30. – La considération de Dieu, Créateur de tout, nous amène en cinquième lieu à la connais­sance de la dignité de l’homme.

Dieu en effet a créé toutes choses pour l’homme, comme il est dit au Psaume 8, 8 : Vous avez mis toutes choses sous ses pieds. Et l’homme, après les Anges, est parmi toutes les créatures celle qui ressemble le plus à Dieu. Le Seigneur en effet déclare dans la Genèse (1, 26) : Faisons l’homme à notre image et ressemblance. À la vérité, Dieu n’a prononcé cette parole, ni à propos du ciel, ni à propos des étoiles, mais bien au sujet de l’homme. Et cette même parole ne vise pas son corps mais son âme incorruptible et douée d’une volonté libre ; c’est par l’âme en effet que l’homme est plus semblable à Dieu que les autres créatures.

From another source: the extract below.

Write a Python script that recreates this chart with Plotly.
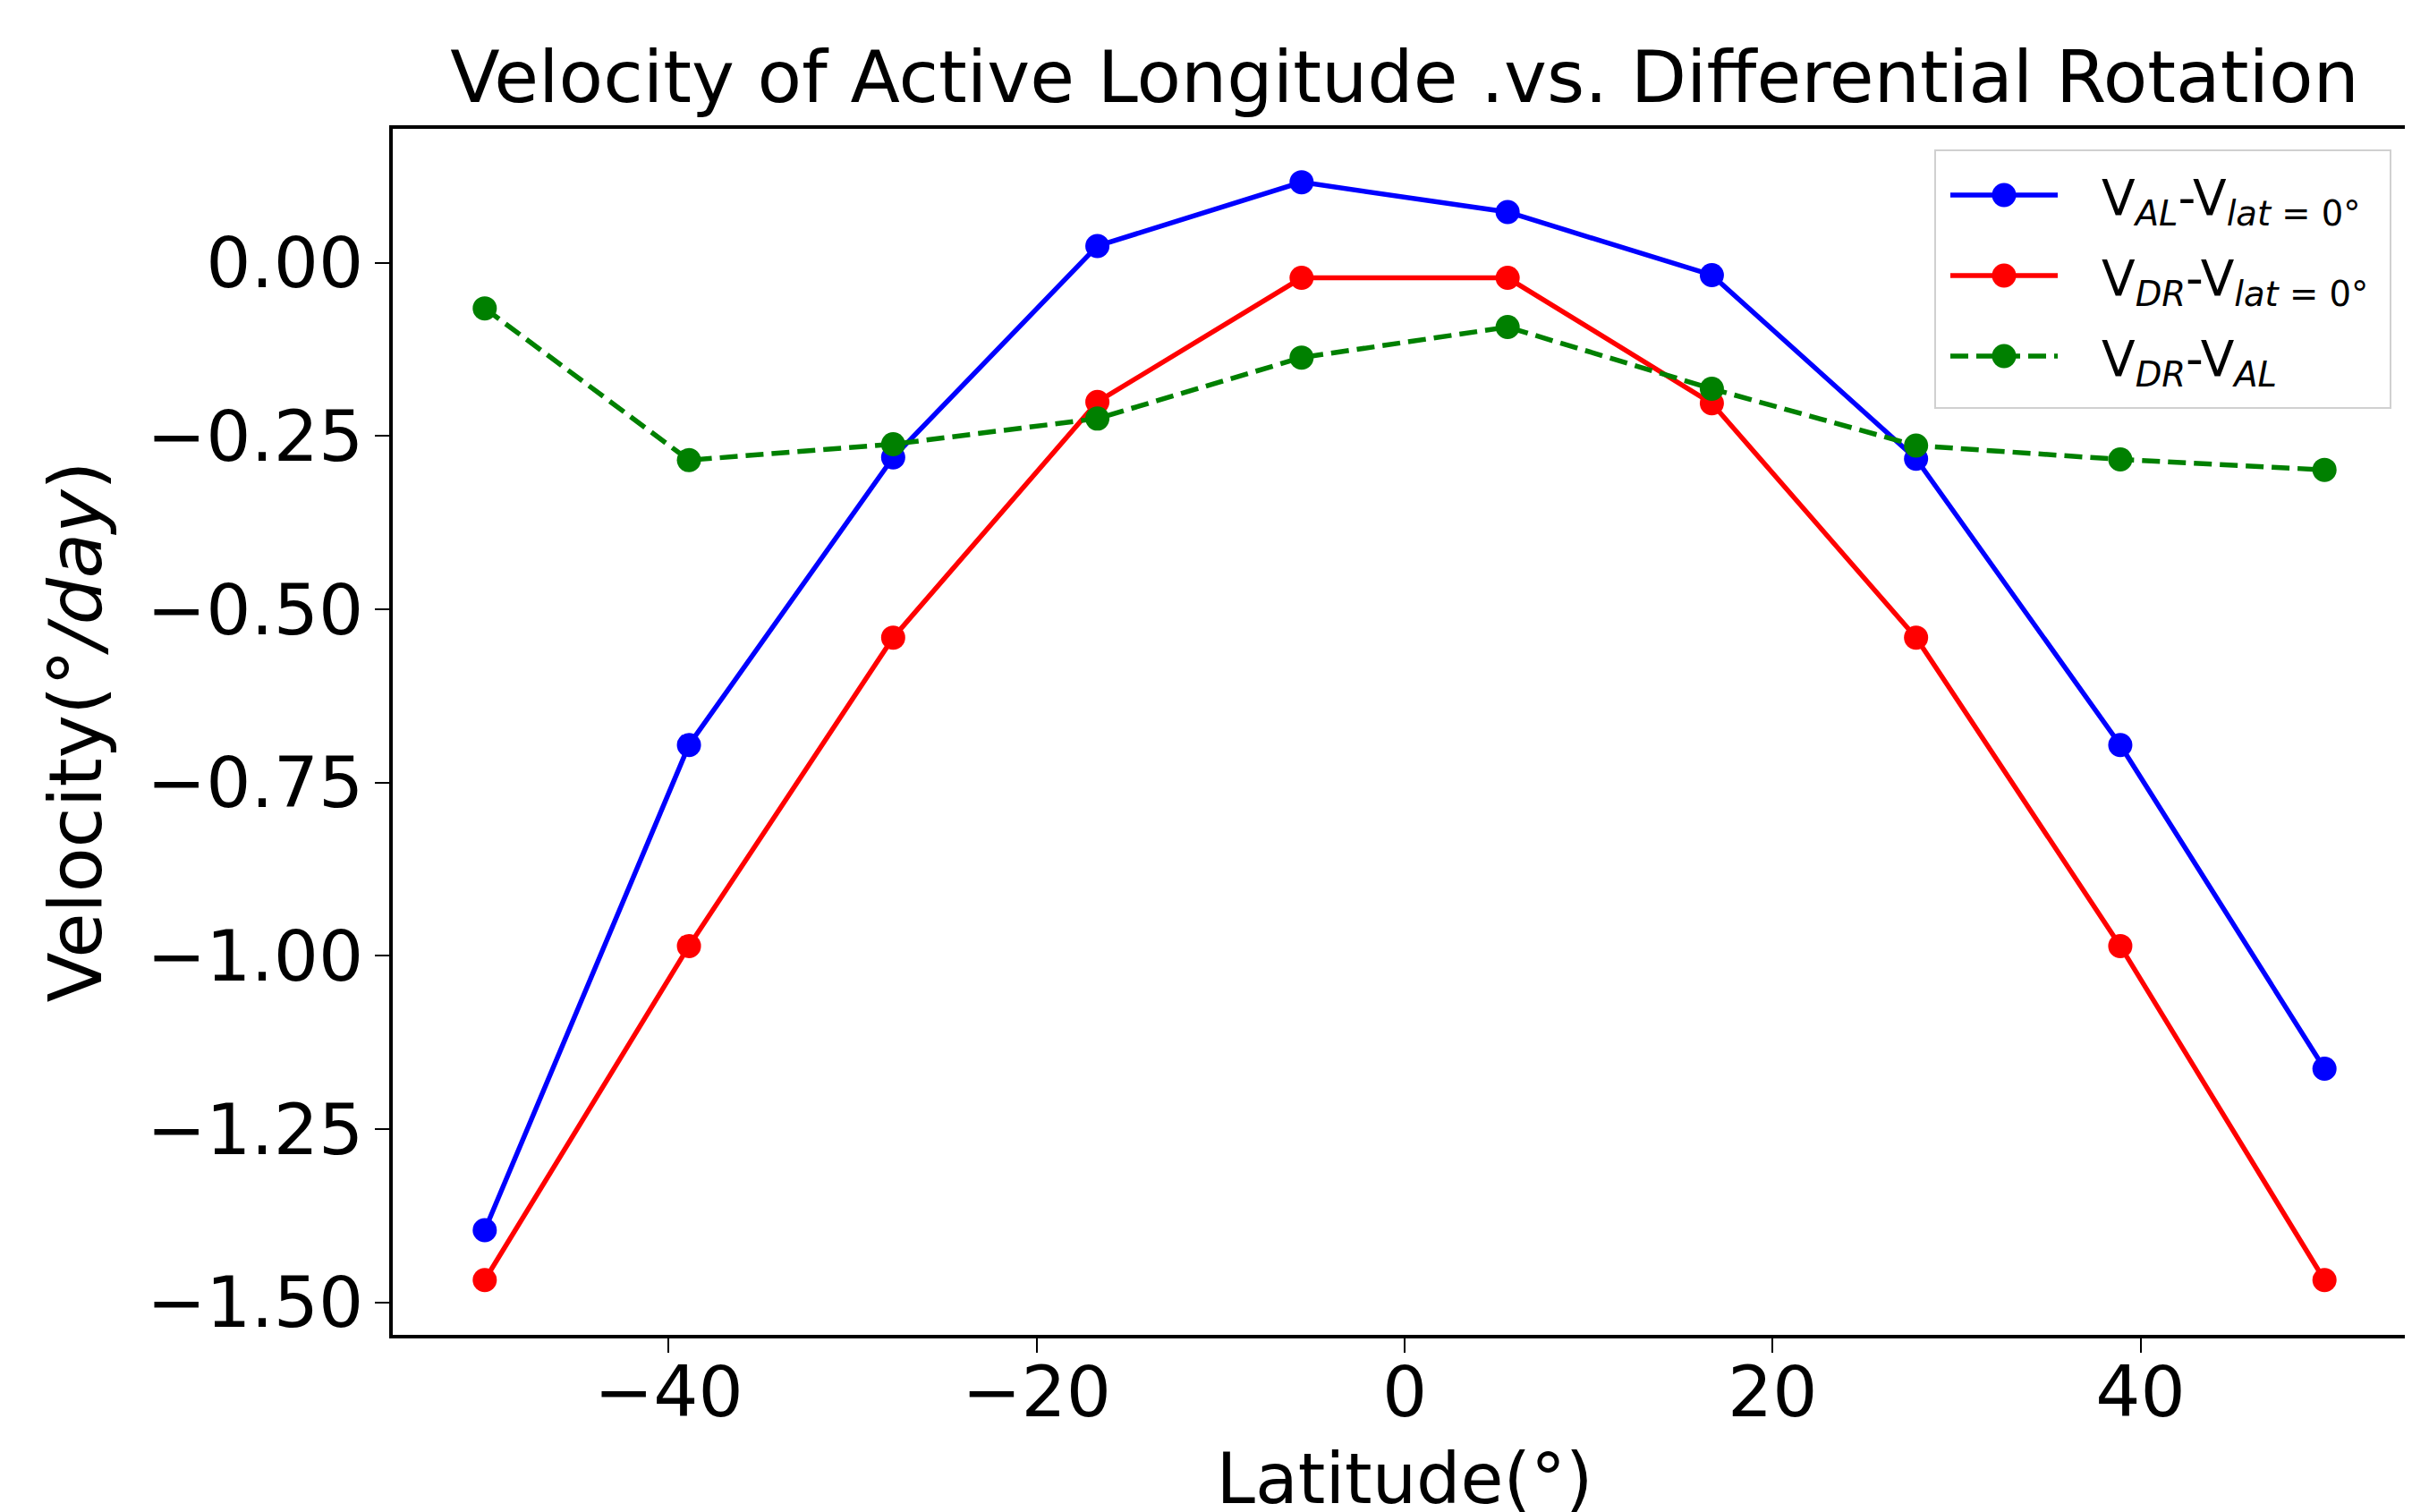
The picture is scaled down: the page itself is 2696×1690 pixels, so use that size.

Nous devons donc considérer ceci l’homme, après les Anges, l’emporte en dignité sur les autres créatures ; aussi, il ne doit en aucune manière amoindrir sa dignité par le péché et l’appétit désordonné des choses corporelles ; ces choses, Dieu les a faites inférieures à nous et les a mises à notre service. Mais nous devons nous comporter dans nos actes conformément au des­sein que Dieu avait en vue en nous créant.

Dieu en effet a créé l’homme pour dominer sur tous les êtres qui sont sur la terre et pour se soumettre à Dieu.

Nous devons donc dominer et soumettre les créatures inférieures à nous et en même temps nous soumettre à Dieu, lui obéir et le servir et par là nous parviendrons à la jouissance de Dieu, ce qu’il daigne nous accorder dans sa miséricorde.